Estados Unidos nunca se muestra humilde durante mucho tiempo. Un mes después de su desbandada afgana, el orden imperial ha sido restablecido. El agravio que Washington acaba de infligir a París es prueba de ello.
¿Un mes? Ni siquiera. Los talibanes apenas se habían apoderado del aeropuerto de Kabul y los neoconservadores ya estaban saliendo de sus guaridas. ¿Que Occidente había “perdido Afganistán”? Entonces era necesario que reafirmase su presencia por doquier a fin de hacer comprender a sus rivales estratégicos, China y Rusia en particular, que no retrocedería ante el próximo combate. “La guerra no ha terminado”, resumió el senador Mitt Romney, excandidato republicano a las elecciones presidenciales. “Estamos en mayor peligro que antes. Y vamos a tener que invertir más para garantizar nuestra seguridad” (1). Tras haber extendido el caos en Oriente Próximo, Estados Unidos vuelve su mirada hacia el Pacífico y dirige su marina contra China. Será, lo intuimos, una nadería…
En todo caso, esa es la razón principal de la actual crisis diplomática entre Francia y Estados Unidos, no la cólera de París por haber sido despojada de un suculento contrato de armamento naval. Porque se trata de saber cómo debe reaccionar Europa a la alianza militar antichina que Washington acaba de anunciar junto a Reino Unido y Australia. Ya que, por lo demás –la espectacular humillación pública, la deslealtad de los “aliados”, la ausencia de concierto sobre una decisión geopolítica clave–, el Elíseo está acostumbrado a las ofensas estadounidenses desde hace quince años, ya se trate del espionaje a los presidentes de la República revelado por Wikileaks, del despiece de Alstom por General Electric (gracias a artimañas judiciales propias casi de salteadores de caminos) o de multas faraónicas impuestas a empresas y bancos franceses que no habían aplicado las sanciones (contrarias al derecho internacional) decretadas por Estados Unidos contra Cuba o Irán (2). Para responder a la bofetada australiano-estadounidense sin recurrir a una irrisoria retirada de los embajadores destinados en Canberra y Washington, Emmanuel Macron habría hecho bien en conceder de forma inmediata asilo político a Julian Assange y Edward Snowden, que han desvelado los bajos fondos del imperio. El mundo entero habría percibido tal golpe de efecto.
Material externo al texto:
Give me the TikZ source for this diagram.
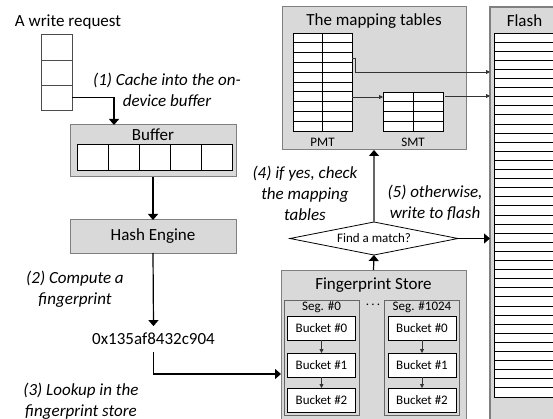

Mientras sus presidentes charlan, Francia se degrada. Se ha reincorporado al mando integrado de la Organización del Tratado del Atlántico Norte (OTAN) dirigida por Washington; abandona una parte creciente de su soberanía diplomática en manos de una Unión Europea poblada de vasallos de Estados Unidos; mantiene contra Rusia una batería de sanciones que prohíben toda entente “del Atlántico a los Urales”, única posibilidad capaz de liberar al Viejo Continente de la influencia estadounidense o china. Para no terminar cayendo en la irrelevancia, Francia debe con urgencia hacer comprender a Washington, pero también a Pekín, Moscú, Tokio, Hanói, Seúl, Nueva Delhi y Yakarta, que nunca se resignará a la guerra del Pacífico que prepara Estados Unidos (3).